* Written problem *
Restate exactly the lines that run from the start of the records below to the line containing "plt.rcParams['font.family'] = ['Lato', 'DejaVu", counting both ends, and nothing else; pictures stay out.

* Extracted data *
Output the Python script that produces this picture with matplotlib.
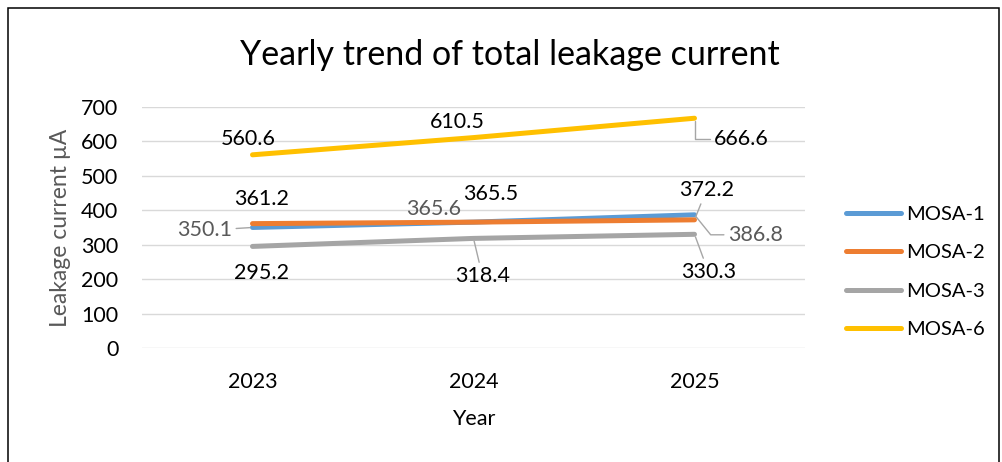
import matplotlib
matplotlib.use("Agg")
import matplotlib.pyplot as plt
from matplotlib.patches import Rectangle

plt.rcParams['font.family'] = ['Lato', 'DejaVu Sans']

# data
years = ['2023', '2024', '2025']
series_names = ['MOSA-1', 'MOSA-2', 'MOSA-3', 'MOSA-6']
mosa1 = [350.1, 365.6, 386.8]
mosa2 = [361.2, 365.5, 372.2]
mosa3 = [295.2, 318.4, 330.3]
mosa6 = [560.6, 610.5, 666.6]
yticks = [0, 100, 200, 300, 400, 500, 600, 700]

colors = ['#5B9BD5', '#ED7D31', '#A5A5A5', '#FFC000']
label_colors = ['#595959', 'black', 'black', 'black']

# label offsets in pixels (dx, dy down) from each point + leader line style (None = no leader)
straight = 'arc3'
offsets = [
    [(-48, 3, straight), (-40, -13, None), (61, 20, 'angle,angleA=0,angleB=-51,rad=0')],
    [(9, -25, None), (17, -28, None), (12, -30, straight)],
    [(9, 27, None), (9, 38, straight), (14, 38, straight)],
    [(-4, -16, None), (-16, -16, None), (47, 21, 'angle,angleA=0,angleB=90,rad=0')],
]

W, H = 1002, 462
fig = plt.figure(figsize=(W / 100, H / 100), dpi=100)
ax = fig.add_axes([142 / W, 113.7 / H, 663 / W, 241.6 / H])

x = list(range(len(years)))
all_series = [mosa1, mosa2, mosa3, mosa6]
for vals, name, c in zip(all_series, series_names, colors):
    ax.plot(x, vals, color=c, lw=3.6, solid_capstyle='round', label=name, zorder=3)

for vals, c, offs in zip(all_series, label_colors, offsets):
    for i, v in enumerate(vals):
        dx, dy, leader = offs[i]
        ap = None
        if leader:
            ap = dict(arrowstyle='-', color='#A6A6A6', lw=1.0, shrinkA=1, shrinkB=2,
                      connectionstyle=leader)
        ax.annotate(f'{v:.1f}', (x[i], v), xytext=(dx, -dy), textcoords='offset pixels',
                    ha='center', va='center', fontsize=15.5, color=c,
                    arrowprops=ap, zorder=4)

ax.set_xlim(-0.5, 2.5)
ax.set_ylim(0, 700)
ax.set_yticks(yticks)
ax.set_xticks(x)
ax.set_xticklabels(years)
ax.grid(axis='y', color='#D9D9D9', lw=1.0, zorder=0)
ax.set_axisbelow(True)
for s in ax.spines.values():
    s.set_visible(False)
ax.tick_params(length=0, labelsize=15.5, colors='black')
ax.tick_params(axis='y', pad=17)
ax.tick_params(axis='x', pad=17)

ax.set_xlabel('Year', fontsize=15.5, color='black', labelpad=12)
ax.set_ylabel('Leakage current µA', fontsize=16.5, color='#595959', labelpad=7)

fig.text(510 / W, 1 - 55 / H, 'Yearly trend of total leakage current', ha='center', va='center',
         fontsize=24.5, color='black')

leg = ax.legend(loc='center left', bbox_to_anchor=(828 / W, 1 - 272 / H), bbox_transform=fig.transFigure,
                frameon=False, fontsize=14.5, handlelength=2.7, handletextpad=0.3, labelspacing=1.05)
for ln in leg.get_lines():
    ln.set_linewidth(3.6)
    ln.set_solid_capstyle('round')

fig.add_artist(Rectangle((8 / W, -0.05), 991 / W, (454 / H) + 0.05, transform=fig.transFigure,
                         fill=False, ec='black', lw=1.1))

fig.savefig('out.png', dpi=100)
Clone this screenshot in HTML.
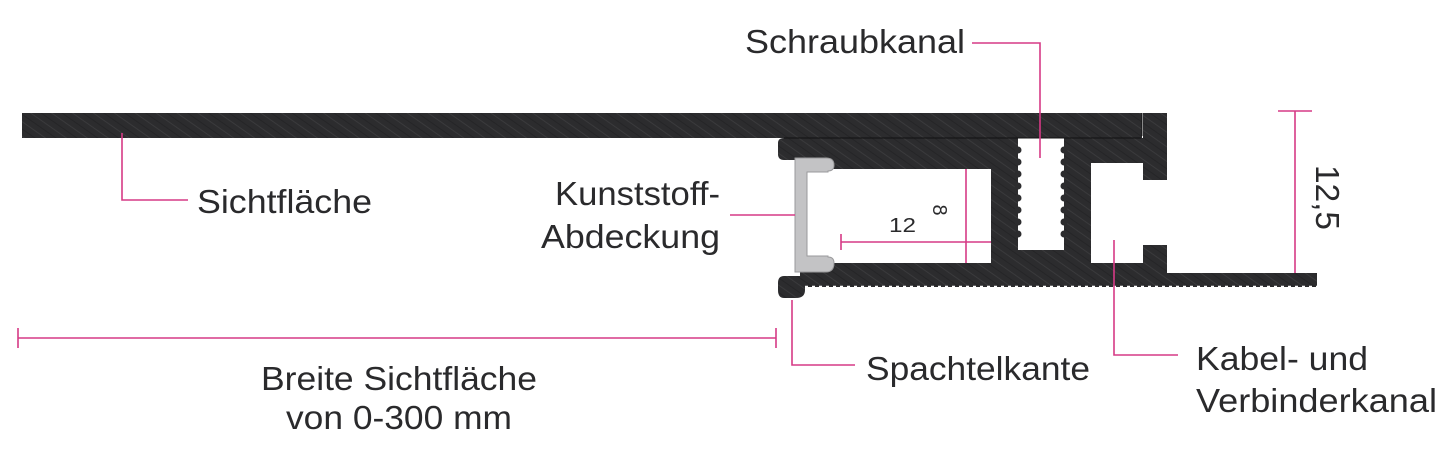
<!DOCTYPE html>
<html><head><meta charset="utf-8"><style>
html,body{margin:0;padding:0;background:#fff;}
svg{display:block;}
text{font-family:"Liberation Sans",Arial,sans-serif;fill:#2a2a2c;font-size:33px;}
</style></head><body>
<svg width="1445" height="459" viewBox="0 0 1445 459" xmlns="http://www.w3.org/2000/svg">
<defs>
<pattern id="br" width="12" height="12" patternUnits="userSpaceOnUse" patternTransform="rotate(35)">
<rect width="12" height="12" fill="#2c2c2e"/>
<line x1="0" y1="3" x2="12" y2="3" stroke="#3a3a3c" stroke-width="1"/>
<line x1="0" y1="9" x2="12" y2="9" stroke="#252527" stroke-width="1"/>
</pattern>
</defs>
<rect x="22" y="113" width="1120" height="25" fill="url(#br)"/>
<path d="M1141 113 H1167 V180 H1143 V113 Z" fill="url(#br)"/>
<path fill="url(#br)" fill-rule="evenodd" d="
M784 138 H1143 V180 H1167 V180 L1167 180 V180 H1143 V163 H1091 V263 H1143 V245 H1167 V273 H1317 V287 H805 V290 Q805 298 796 298 H784 Q778 298 778 290 V283 Q778 276 784 276 H800 V263 H991 V169 H800 V160 H784 Q778 160 778 154 V143 Q778 138 784 138 Z
M1018 138 H1064 V250 H1018 Z"/>
<path d="M1143 180 H1167 V245 H1143 Z" fill="#fff"/>
<line x1="784" y1="138" x2="1141" y2="138" stroke="#111" stroke-width="1"/>
<line x1="1142" y1="113" x2="1142" y2="136" stroke="#111" stroke-width="1"/>
<g fill="#2c2c2e">
<circle cx="1018" cy="150" r="3.5"/><circle cx="1018" cy="162" r="3.5"/><circle cx="1018" cy="174" r="3.5"/><circle cx="1018" cy="186" r="3.5"/><circle cx="1018" cy="198" r="3.5"/><circle cx="1018" cy="210" r="3.5"/><circle cx="1018" cy="222" r="3.5"/><circle cx="1018" cy="234" r="3.5"/>
<circle cx="1064" cy="150" r="3.5"/><circle cx="1064" cy="162" r="3.5"/><circle cx="1064" cy="174" r="3.5"/><circle cx="1064" cy="186" r="3.5"/><circle cx="1064" cy="198" r="3.5"/><circle cx="1064" cy="210" r="3.5"/><circle cx="1064" cy="222" r="3.5"/><circle cx="1064" cy="234" r="3.5"/>
</g>
<line x1="805" y1="287" x2="1317" y2="287" stroke="#fff" stroke-width="2.5" stroke-dasharray="3 4"/>
<path d="M795 158 H826 Q834 158 834 165 Q834 171 828 171 V172 H807 V256 H828 V257 Q834 257 834 263 Q834 272 826 272 H795 Z" fill="#c3c3c5" stroke="#9a9a9c" stroke-width="1"/>
<g stroke="#d63a85" stroke-width="1.6" fill="none">
<path d="M972 43 H1040 V158"/>
<path d="M122 133 V200 H188"/>
<path d="M730 215 H795"/>
<path d="M841 242 H991 M841 234 V250"/>
<path d="M966 169 V263"/>
<path d="M18 338 H776 M18 328 V348 M776 328 V348"/>
<path d="M792 300 V365 H855"/>
<path d="M1114 240 V355 H1178"/>
<path d="M1295 111 V273 M1278 111 H1312"/>
</g>
<text x="745" y="53" textLength="220" lengthAdjust="spacingAndGlyphs">Schraubkanal</text>
<text x="197" y="213" textLength="175" lengthAdjust="spacingAndGlyphs">Sichtfläche</text>
<text x="555" y="205" textLength="165" lengthAdjust="spacingAndGlyphs">Kunststoff-</text>
<text x="541" y="248" textLength="179" lengthAdjust="spacingAndGlyphs">Abdeckung</text>
<text x="889" y="232" style="font-size:20px" textLength="27" lengthAdjust="spacingAndGlyphs">12</text>
<text x="0" y="0" transform="translate(933,210) rotate(90)" text-anchor="middle" style="font-size:20px">8</text>
<text x="261" y="390" textLength="276" lengthAdjust="spacingAndGlyphs">Breite Sichtfläche</text>
<text x="286" y="429" textLength="226" lengthAdjust="spacingAndGlyphs">von 0-300 mm</text>
<text x="866" y="380" textLength="224" lengthAdjust="spacingAndGlyphs">Spachtelkante</text>
<text x="1196" y="370" textLength="172" lengthAdjust="spacingAndGlyphs">Kabel- und</text>
<text x="1196" y="412" textLength="241" lengthAdjust="spacingAndGlyphs">Verbinderkanal</text>
<text x="0" y="0" transform="translate(1316,165) rotate(90)" textLength="65" lengthAdjust="spacingAndGlyphs">12,5</text>
</svg>
</body></html>
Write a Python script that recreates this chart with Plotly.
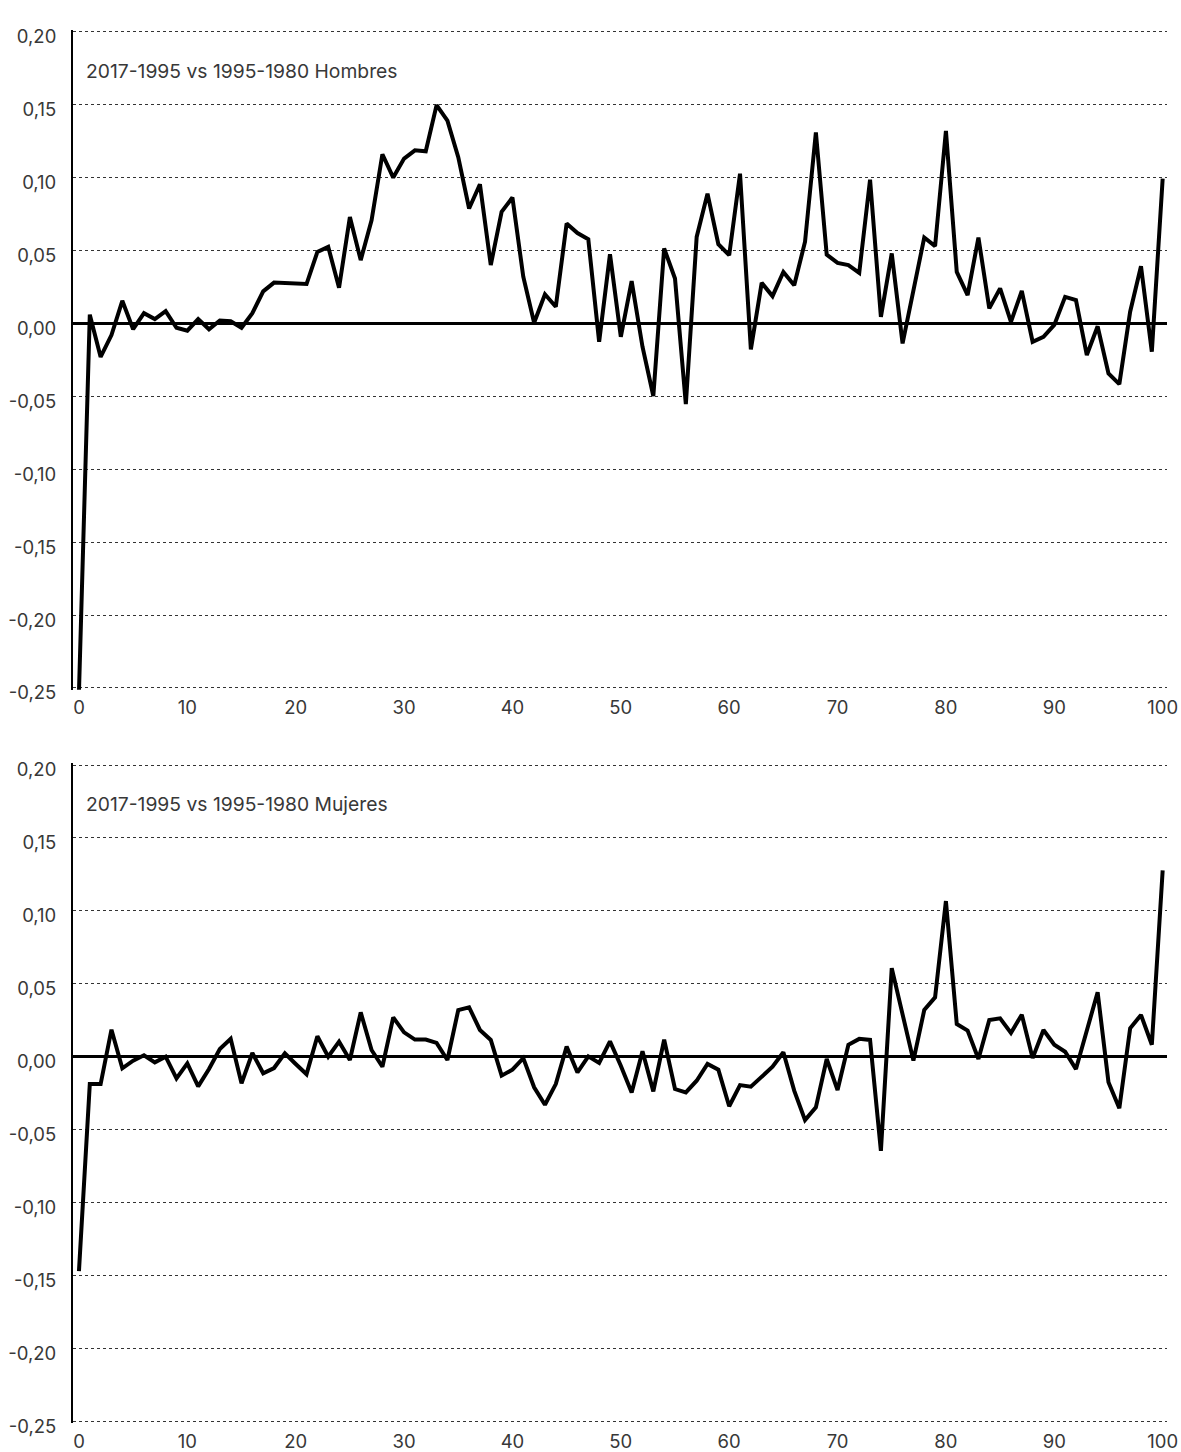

* Solution for this problem *
Output the Python script that produces this picture with matplotlib.
import matplotlib
matplotlib.use("Agg")
import matplotlib.pyplot as plt
from matplotlib.patches import Rectangle

plt.rcParams['font.family'] = ['Lato', 'DejaVu Sans']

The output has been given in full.